David Lehman’s Best American Poetry series is filled with an overwhelming amount of significant poets and poems. That said, in the 2011 Best American Poetry volume, one of my favorite featured poets would definitely have to be Elizabeth Alexander. Alexander’s poem,“Rally”, connects back to Barack Obama’s 2008 campaign in mid October when she noticed a shift; the Obama campaign was accepting that there was a chance that he would not become president while also being proud that they had taken apart of and worked hard on a historical campaign. Later on in Elizabeth’s year she composed and delivered “Praise Song for the Day” for the inauguration in 2009. Elizabeth Alexander has written many pieces in support of or relating to Obama’s campaign.

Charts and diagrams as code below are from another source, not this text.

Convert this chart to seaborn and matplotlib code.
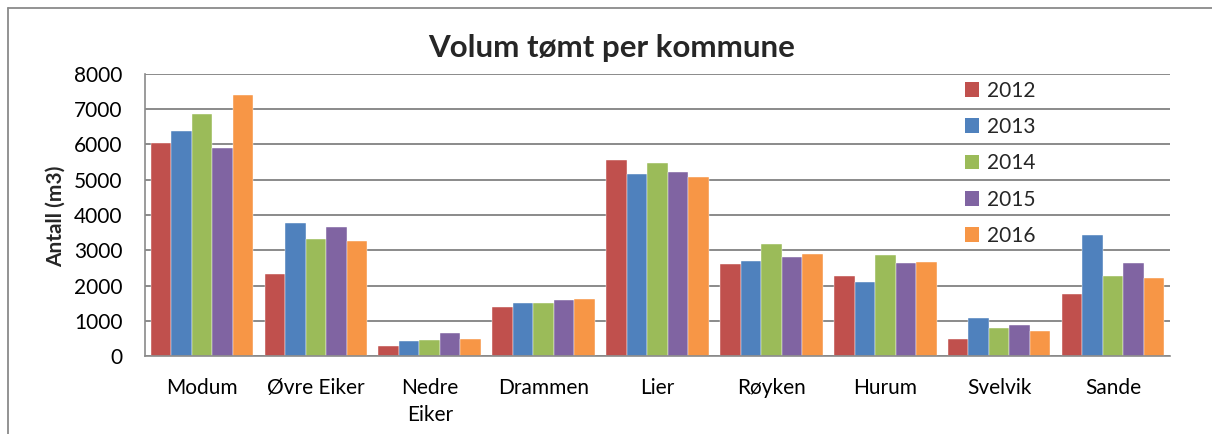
import matplotlib
matplotlib.use("Agg")
import matplotlib.pyplot as plt
import seaborn as sns
import pandas as pd
from matplotlib.patches import Rectangle
from matplotlib.lines import Line2D

categories = ["Modum", "Øvre Eiker", "Nedre\nEiker", "Drammen", "Lier",
              "Røyken", "Hurum", "Svelvik", "Sande"]
years = ["2012", "2013", "2014", "2015", "2016"]
v2012 = [6030, 2320, 295, 1380, 5570, 2615, 2265, 490, 1770]
v2013 = [6370, 3780, 415, 1490, 5160, 2690, 2110, 1080, 3440]
v2014 = [6870, 3315, 455, 1490, 5475, 3180, 2870, 795, 2280]
v2015 = [5890, 3655, 665, 1580, 5220, 2800, 2640, 870, 2640]
v2016 = [7415, 3275, 485, 1610, 5075, 2905, 2660, 700, 2205]
series = [v2012, v2013, v2014, v2015, v2016]
colors = ["#C0504D", "#4F81BD", "#9BBB59", "#8064A2", "#F79646"]

rows = []
for y, vals in zip(years, series):
    for c, v in zip(categories, vals):
        rows.append({"Kommune": c, "År": y, "Antall": v})
df = pd.DataFrame(rows)

sns.set_theme(style="white")
plt.rcParams["font.family"] = ["Lato", "DejaVu Sans"]

fig = plt.figure(figsize=(12.12, 4.34), dpi=100)
ax = fig.add_axes([145/1212, 1-356/434, (1170-145)/1212, (356-74)/434])

sns.barplot(data=df, x="Kommune", y="Antall", hue="År", order=categories,
            hue_order=years, palette=colors, width=0.9, saturation=1,
            edgecolor="white", linewidth=0.3, ax=ax, legend=False, errorbar=None)

ax.set_ylim(0, 8000)
ax.set_yticks(range(0, 8001, 1000))
ax.set_xlim(-0.5, len(categories) - 0.5)
ax.yaxis.grid(True, color="#8a8a8a", linewidth=1.4)
ax.set_axisbelow(True)
for s in ["top", "right"]:
    ax.spines[s].set_visible(False)
for s in ["left", "bottom"]:
    ax.spines[s].set_color("#8a8a8a")
    ax.spines[s].set_linewidth(1.2)
ax.tick_params(axis="both", length=0, labelsize=15, colors="black")
ax.tick_params(axis="y", pad=16)
ax.tick_params(axis="x", pad=16)
for lab in ax.get_xticklabels():
    lab.set_linespacing(1.45)
ax.set_xlabel("")
ax.set_ylabel("")
fig.text(56/1212, 1-216/434, "Antall (m3)", rotation=90, ha="center", va="center",
         fontsize=15, fontweight="bold")

fig.text(612/1212, 1-48/434, "Volum tømt per kommune", ha="center", va="center",
         fontsize=22.5, fontweight="bold")

handles = [Rectangle((0, 0), 1, 1, facecolor=c, edgecolor="none") for c in colors]
fig.legend(handles, years, loc="upper left", bbox_to_anchor=(946/1212, 1-62/434),
           frameon=False, fontsize=15, handlelength=0.7, handleheight=0.7,
           handletextpad=0.35, labelspacing=0.78)

# outer chart border (left and top)
fig.add_artist(Line2D([8/1212, 8/1212], [0, 1-8/434], transform=fig.transFigure,
                      color="#8a8a8a", linewidth=1.3))
fig.add_artist(Line2D([8/1212, 1], [1-8/434, 1-8/434], transform=fig.transFigure,
                      color="#8a8a8a", linewidth=1.3))

fig.savefig("out.png", dpi=100)
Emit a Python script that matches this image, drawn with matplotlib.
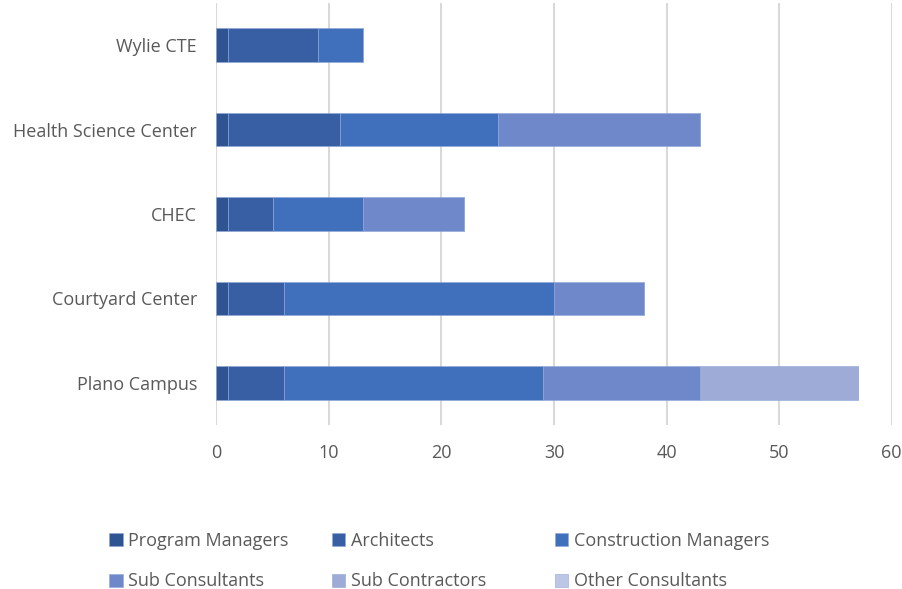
import numpy as np
import matplotlib
matplotlib.use("Agg")
import matplotlib.pyplot as plt

plt.rcParams['font.family'] = ['Open Sans', 'DejaVu Sans']

# categories top to bottom as in the picture
projects = ['Wylie CTE', 'Health Science Center', 'CHEC', 'Courtyard Center', 'Plano Campus']

program_managers = [1, 1, 1, 1, 1]
architects = [8, 10, 4, 5, 5]
construction_managers = [4, 14, 8, 24, 23]
sub_consultants = [0, 18, 9, 8, 14]
sub_contractors = [0, 0, 0, 0, 14]
other_consultants = [0, 0, 0, 0, 0]

series = [
    ('Program Managers', program_managers, '#2e5491'),
    ('Architects', architects, '#385ea4'),
    ('Construction Managers', construction_managers, '#406fbc'),
    ('Sub Consultants', sub_consultants, '#6e88ca'),
    ('Sub Contractors', sub_contractors, '#9eabd7'),
    ('Other Consultants', other_consultants, '#bcc6e5'),
]

fig = plt.figure(figsize=(9.02, 5.89), dpi=100)
ax = fig.add_axes([0.240, 0.2784, 0.7484, 0.7165])

y = np.arange(len(projects))
left = np.zeros(len(projects))
handles = []
for name, vals, col in series:
    vals = np.array(vals, dtype=float)
    b = ax.barh(y, vals, left=left, height=0.4, color=col, label=name,
                edgecolor='#8fa6d8', linewidth=0.4)
    handles.append(b)
    left += vals

ax.set_xlim(0, 60)
ax.set_ylim(len(projects) - 0.5, -0.5)
ax.set_xticks(range(0, 61, 10))
ax.set_yticks(y)
ax.set_yticklabels(projects)
ax.xaxis.grid(True, color='#d9d9d9', linewidth=1.5)
ax.set_axisbelow(True)
for s in ax.spines.values():
    s.set_visible(False)
ax.tick_params(axis='both', length=0, labelsize=13, colors='#595959')
ax.tick_params(axis='y', pad=14)
ax.tick_params(axis='x', pad=14)

# legend: three even columns, two rows
col_x = [0.121, 0.368, 0.615]
for i in range(3):
    hs = [handles[i], handles[i + 3]]
    labs = [series[i][0], series[i + 3][0]]
    fig.legend(hs, labs, loc='upper left', bbox_to_anchor=(col_x[i], 0.097),
               frameon=False, fontsize=13, labelcolor='#595959',
               handlelength=0.75, handleheight=0.75, handletextpad=0.3,
               labelspacing=1.25, borderaxespad=0, borderpad=0)

fig.savefig('out.png', dpi=100)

Alexander’s poem “Rally” maintains that every community is faced with hard struggles and that these struggles will always impact society, whether it is in a positive or negative way. No matter how hard everybody’s struggles may be throughout their lives, Alexander focuses in on how important it is to keep moving forward. Barack Obama’s 2008 campaign influenced this opinion. After Alexander personally experienced President Obama’s campaigns in Ohio, she developed a strong belief that history will always move forward on its own, and that we can only see what history will bring us. She took this opinion and wrote her poem “Rally”, which shares her experience with the campaign in a compelling way.
The poem starts off extremely powerful in a way that grabbed my attention as a reader. Immediately it jumps into describing the “awesome weight” of the nation and how it has “not yet descended” or experienced a dramatic downfall since the mid 1900s . Here I paused, I was interested and compelled to read the whole thing. Many say “don’t judge a book by its cover”, but in poetry the saying changes to “don’t judge a book by its first line”. However I must break this rule as Elizabeth Alexander’s first line was so strong it got me to read the rest of her poem.
One main theme in “Rally” is change, which is also, not so coincidentally, a trademark of the Obama campaigns. Beginning with descriptive details on how the audience below the stage was “silent” as they sat and “listened” and continued to “dream” of an Obama presidency, while slowly moving into the transformation of the audience was very effective. After evaluating the silent crowd, she next created an image of the “noise” that was generated throughout the community, which ultimately turned into “loud and loud and loud” as the people surrounding the stage became excited and impassioned . I personally enjoyed the simile in the fourth stanza examining the audience to be “as loud as the sea” (Alexander 1). I believe that Alexander’s descriptive language is what produced such a successful poem, as well as her transitions between subjects, starting with one thing and moving really fast into a better outcome. This definitely interested me as the reader. The main focus behind the change from the crowd goes back to her original belief; that struggling in the beginning of something does not always mean there is going to be a negative outcome. In the situation in “Rally” the narrator seems to be on a stage giving a speech, in which they “did their best”, but started off roughly because the crowd was “silent” until one moment where the cheering became endless. Immediate change can come out of nowhere.
Another theme included in “Rally”, is confidence. She provides the audience with diction that exemplifies cockiness by using specific words like “athlete” and “jock”. The word athlete also suggests strength and endurance while “jock” or an enthusiast or participant in a specified activity suggests competitiveness and passion. Including this language throughout her poem initiates the narrator’s speech before it takes place, giving the reader an idea of what the narrator’s speech will be like, what it will speak of. But, Elizabeth then switches it up by having the audience question the narrator’s speech as they stay completely “silent” for a long amount.
One last theme that helped make “Rally” such a strong poem was the last stanza. Elizabeth Alexander leaves her readers hanging as she claims everything was “not yet fixed nor could be” (Alexander 1). By leaving the readers with a questionable ending, she allows them to come up with their own conclusions, much like the Obama campaign, the uncertainty of the outcome of the election.
A video of the poem read out loud can be found on YouTube.
Elizabeth Alexander has written many books of poems, including American Sublime, which was published in 2005. Alexander is connected to the White House, as she delivered a poem in honor of Barack Obama’s inauguration eight years ago. The Obama campaign has influenced and impacted many of her recent poems, including “Rally”. She strongly believes in hard-work because it influences the outcome of every situation whether it be a campaign or not . Elizabeth talks about the hope that was represented in the progress of the Obama’s campaign, which she believes made history.